Pensó que se trataba de otro engaño. Bien sabía de eso: dos esposas, algunos hijos, terapias terminadas en fracaso, pastillas para dormir que nunca hicieron su trabajo, una oficina sin ventanas donde pasaba la mayor parte de su vida, y cuentas, un montón de cuentas. Pensó que se trataba de una de esas cosas que se dicen entre copas, y que la propia resaca se encarga de eliminar de la memoria. Pensó que debió reírse cuando ella le dijo que confiaría en un extraño como él. Pero cuando despertó en la que parecía la mejor habitación de un motelucho llamado Bella Luna, con una maleta llena de dinero y libros, no supo qué diablos pensar.
Corrió hacia el baño con el estómago revuelto y un dolor de cabeza insoportable. Aquel era el problema de ser un borracho, pensó: "siempre se tarda tanto en caer liquidado, cuando debería resolverse en unas cuantas copas. Y entremedio es cuando uno mete la pata, se pone desagradable y habla de más. Deberían haber licores de 70 grados".
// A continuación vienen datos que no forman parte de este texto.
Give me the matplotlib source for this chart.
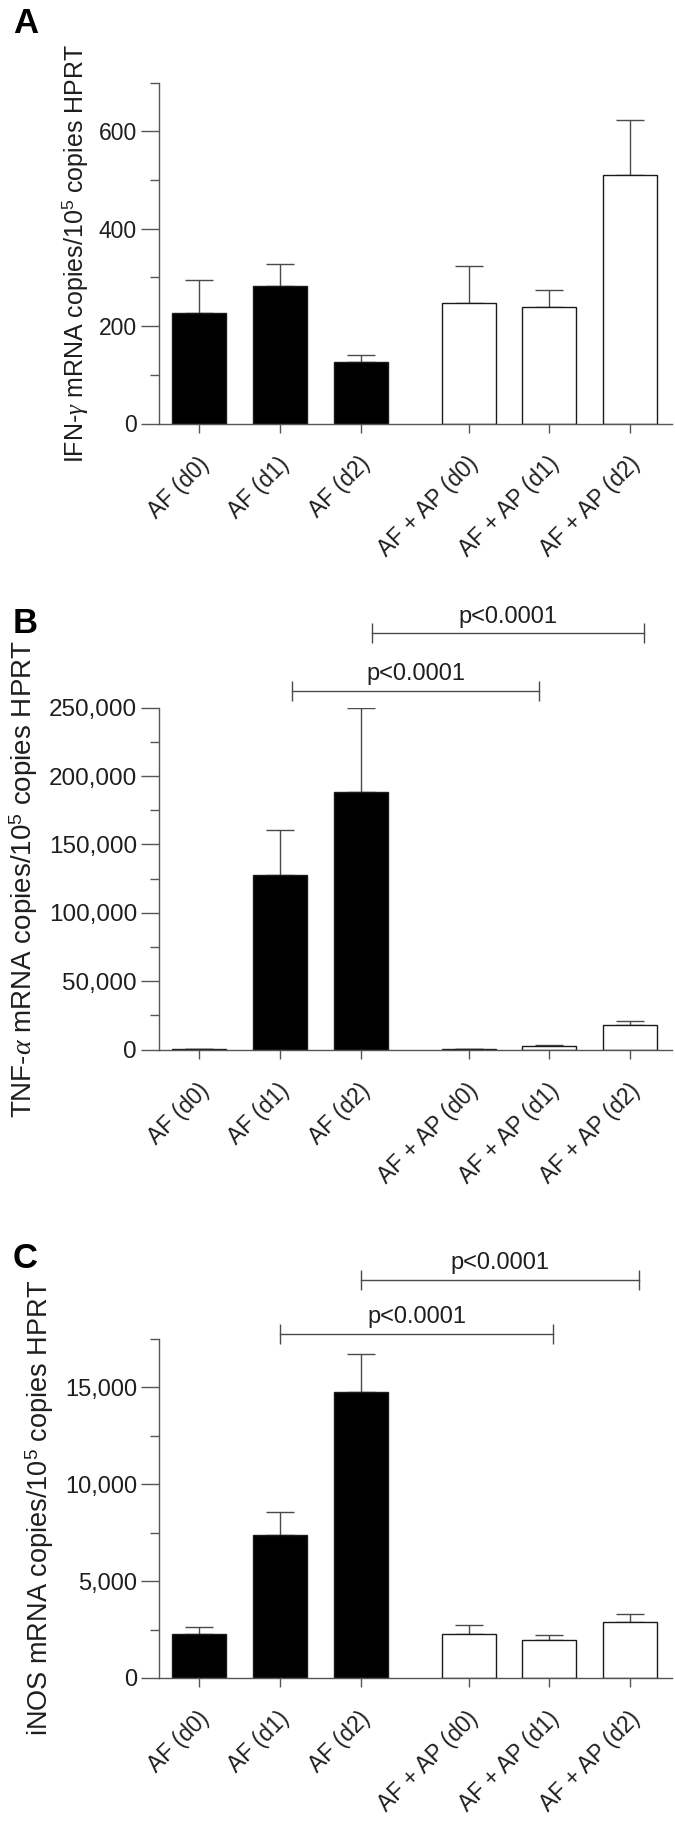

Se dio cuenta de que ella aún dormía, y decidió echarle un vistazo a los libros de la maleta, no sin antes esconder un fajo de billetes en su abrigo. Eran libros viejos, y el más destartalado de ellos le llamó la atención. Se trataba de una primera edición de Los túneles morados, de Daniel Belmar. Había otros, unos cuantos, a los que les faltaban páginas e incluso la portada. Empezó a hojearlos, y a medida que lo hacía se dio cuenta de que algunas páginas parecían más gruesas que otras. Además, un extraño polvillo se impregnó en sus manos. No era ningún idiota. El asunto se reducía a una maleta, mucho dinero, libros con droga y una mujer que comenzaba a despertarse:
– Buen día, ¿todavía estás aquí?- le preguntó ella mientras se desperezaba.
– No tenía dónde más ir. Además, necesitas a alguien que te eche una mano con esta maletita...
– No te creas tan listo.
De un salto se hizo de la maleta y tras escarbar un doble fondo, extrajo un revólver con el que lo apuntó, jugando.
– No te asustes. No está cargado, todavía.
Honestamente, ninguno de los dos recordaba demasiado de la noche anterior, ni si se habían revolcado. Los médicos llaman a eso ausencia negra, y suelen hablar de lo irreversible del daño neuronal que provoca. Pero lo que no saben es lo útil que puede llegar a ser para la honra de un ser humano no recordar lo que se hace estando completamente alcoholizado.
Los últimos flashes que tenían se reducían a estar riendo histéricamente, sentados en la barra del bar La Cola del Zorro. Él le habría invitado un trago, pero al parecer fue ella quien pagó todos los siguientes. Una pequeña discusión que se salió de control, los dos devolviéndose a toda prisa por calle Heras a buscar la maleta, un taxi que se pierde en la oscuridad. Y el melodramático fundido en negro.
– Me daré una ducha, si no te importa- dijo ella.
– Te espero.
-Preferiría que fueras a comprar algo para beber. Esta resaca me está matando. Saca algo de dinero de la maleta.
Entonces fue cuando él pensó en traicionarla. Era demasiada confianza la que depositaba en un extraño. Se lo merecía, por ser una sucia traficante y andar por la vida emborrachándose con una maleta como aquella bajo el brazo. Pero también era guapa, simpática y tenía dinero. Además, había dejado el revólver sobre el velador. Lo más probable es que no hubiese balas. No era ninguna criminal. Un problema complejo para una resaca tan endemoniada. Decidió inhalar algo de ese polvillo de los libros, fuera lo que fuera. Al hacerlo, sintió relampagueos en la cabeza y una pequeña convulsión. Mejor, mucho mejor. Tomó algunos billetes y salió a la botillería más cercana a por el desayuno.